Già, avete letto bene, ho scritto proprio collutorio: perché da qualche tempo questa parola si trova sulla bocca di troppi che non le danno, a mio modo di vedere, la giusta connotazione.
Non ho mai nascosto che uno dei miei sogni per Mendrisio sarebbe quello di vederle attribuire la nomina di Città dell'inclusione.
Quando dico questa cosa piace a tutti ma poi, a conti fatti, ci ritroviamo una piazza (ma è provvisoria, cosa credete?) con una decina di posteggi e quello per disabili è il più lontano da tutti i commerci ed è anche quello che meglio si presta ad avere chi ci parcheggia accanto in modo improprio. C'è poi via Gismonda, dove uno dei pochi posteggi rimossi è l'unico che permetteva ad un conducente disabile di scendere senza dover affrontare uno scalino.
Ma “inclusione” non dovrebbe essere riferito solo alle barriere architettoniche.

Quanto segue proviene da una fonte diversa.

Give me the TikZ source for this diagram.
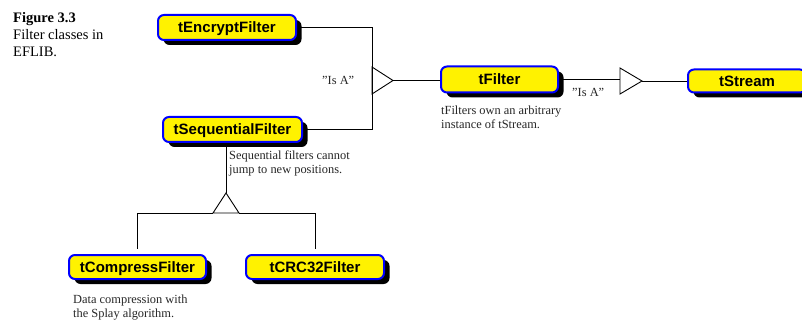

Credo infatti che in una Città polo (e sarebbe ora di tornare ad esserlo veramente) dovrebbe diventare un modo di essere, un fattore di educazione.
Un concetto di educazione che oggi più che mai, visto quello che stiamo vivendo da un anno a questa parte, dovrebbe essere ribadito da più fronti e soprattutto da chi siede in una stanza dei bottoni, piccola o grande che sia.
Trovo infatti inconcepibile che nel 2021 ci siano ancora persone che, per mascherare la loro mancanza di idee, usino epiteti e ingiurie indirizzandole a chi fa parte di altri schieramenti politici.
Io per esempio ho scelto il Ppd per i valori su cui si fonda e non per avere la possibilità di "lottare" per una poltrona. Ma forse la penso così perché la mia poltrona ce l'ho con me tutti i giorni.
Concludendo mi auguro che presto a Mendrisio e non solo, pensieri “diversi” come l'inclusione diventino un fattore di arricchimento culturale e non uno status-symbol dei leoni da tastiera.